Identify the concentration change:
$\Delta [P] = 0.42 - 0.18 = 0.24\,\text{mol L}^{-1}$
Substitution:
$\text{Average rate} = \frac{0.24}{8}$
Final simplification:
$\text{Average rate} = 0.030\,\text{mol L}^{-1}\text{s}^{-1}$
Unit check:
The unit is concentration per unit time, so $\text{mol L}^{-1}\text{s}^{-1}$
Final Answer:
$0.030\,\text{mol L}^{-1}\text{s}^{-1}$
35. For the disappearance of a reactant $R$, the average rate over a certain interval is written as $-\frac{\Delta [R]}{\Delta t}$. This negative sign is needed because
ⓐ. time is always taken as a negative quantity in kinetics.
ⓑ. reactants always have smaller stoichiometric coefficients than products.
ⓒ. the concentration of a reactant decreases, making $\Delta [R]$ negative.
ⓓ. the rate of a reaction must always be numerically less than unity.
Correct Answer: the concentration of a reactant decreases, making $\Delta [R]$ negative.
Explanation: During reaction progress, the concentration of a reactant falls with time, so the value of $\Delta [R]$ is negative over a finite interval. The negative sign converts this into a positive rate of disappearance. It is therefore a sign convention linked to decreasing reactant concentration.
36. Which statement best defines the instantaneous rate of a reaction?
ⓐ. It is the total concentration change from start to completion.
ⓑ. It is the rate obtained over any large time interval.
ⓒ. It is the concentration of reactant remaining at the end.
ⓓ. It is the rate at a particular moment, found using an extremely small time interval.
Correct Answer: It is the rate at a particular moment, found using an extremely small time interval.

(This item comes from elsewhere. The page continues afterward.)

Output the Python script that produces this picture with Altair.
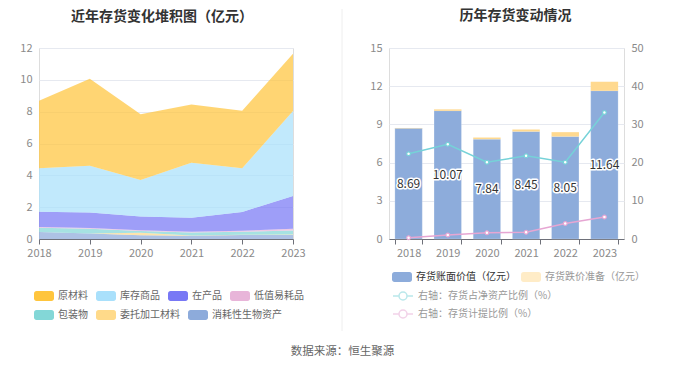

Explanation: Instantaneous rate refers to the rate at one specific moment during the reaction. It is obtained by considering the concentration change over a very small interval of time. This distinguishes it from average rate, which is based on a finite interval.
37. Which statement correctly compares average rate and instantaneous rate?
ⓐ. Average rate is measured over a finite interval, whereas instantaneous rate refers to a specific moment.
ⓑ. Average rate is always greater than instantaneous rate for every reaction.
ⓒ. Instantaneous rate is measured only when the reaction is complete.
ⓓ. Average rate and instantaneous rate are always numerically identical.
Correct Answer: Average rate is measured over a finite interval, whereas instantaneous rate refers to a specific moment.
Explanation: Average rate is based on an overall concentration change during a chosen interval of time. Instantaneous rate describes the rate at one particular moment. They may be close for a very small interval, but they are not defined in the same way.
38. In a concentration-time description for a reactant, one portion shows a steeper downward change than another. What does the steeper portion indicate?
ⓐ. A smaller instantaneous rate
ⓑ. Zero concentration of the reactant
ⓒ. A larger magnitude of instantaneous rate
ⓓ. Completion of the reaction in that interval
Correct Answer: A larger magnitude of instantaneous rate
Explanation: A steeper fall in reactant concentration with time means the concentration is decreasing more rapidly. That corresponds to a larger magnitude of rate at that moment. A less steep fall indicates a smaller instantaneous rate.
39. If the rate of a reaction changes continuously during an experiment, which statement is most appropriate?
ⓐ. The average rate over a long interval gives the exact rate at every moment.
ⓑ. The instantaneous rate can vary from moment to moment during the reaction.
ⓒ. The instantaneous rate must remain constant until all reactant is used.
ⓓ. The average rate becomes undefined if the concentration changes nonlinearly.
Correct Answer: The instantaneous rate can vary from moment to moment during the reaction.
Explanation: When the reaction does not proceed at a constant speed, the rate at one moment need not match the rate at another moment. Instantaneous rate captures this moment-by-moment variation. Average rate over a longer interval only gives an overall summary.
40. Which situation gives the closest numerical estimate of the instantaneous rate at time $t$?
ⓐ. Using the concentration change from $t=0$ to the end of the reaction
ⓑ. Using the concentration change over a very small interval around time $t$
ⓒ. Using the initial concentration only
ⓓ. Using the final concentration only
Correct Answer: Using the concentration change over a very small interval around time $t$
Explanation: Instantaneous rate is approached by taking the concentration change over an interval that is extremely small and centered around the chosen time. The smaller the interval, the closer the value comes to the rate at that exact moment. Large intervals instead give average rate.